Internet en fait évolue peu comme le regrettent tous les experts. C’est le Web, greffé sur lui qui évolue parce qu’il est ouvert et qu’aucun pays n’a de prérogative sur lui. Une monnaie mondiale peut-elle être aussi versatile ? Aussi ouverte à toutes les initiatives ? L’équivalent monétaire du Web n’est-ce pas Open Money ? Un protocole monétaire plutôt qu’une monnaie ? Les économistes devraient regarder de ce côté. Nous avons déployé le Web plus vite qu’aucun autre système dans l’histoire de l’humanité. C’est là qu’œuvre l’intelligence aujourd’hui.

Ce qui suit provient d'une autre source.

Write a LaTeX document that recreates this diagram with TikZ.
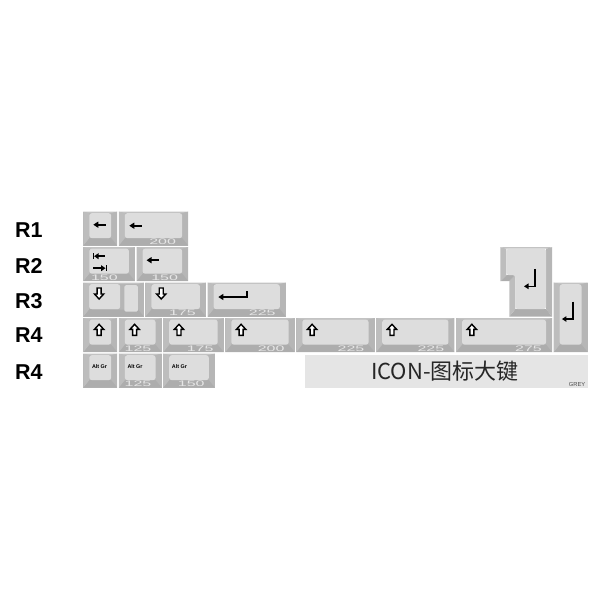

Mais n’existe-t-il pas une dualité inconciliable ? Nous avons en même temps besoin de liants qui traversent toute la société, la monnaie, le réseau, le système immunitaire, en même temps de concurrence pour qu’il y ait évolution, donc vie. L’universalisation tue la vie, la trop grande disparité implique l’isolationnisme. Je vois la solution entre le tout et les parties dans les TAZ et dans les protocoles qui pourraient réguler leur création et leur destruction.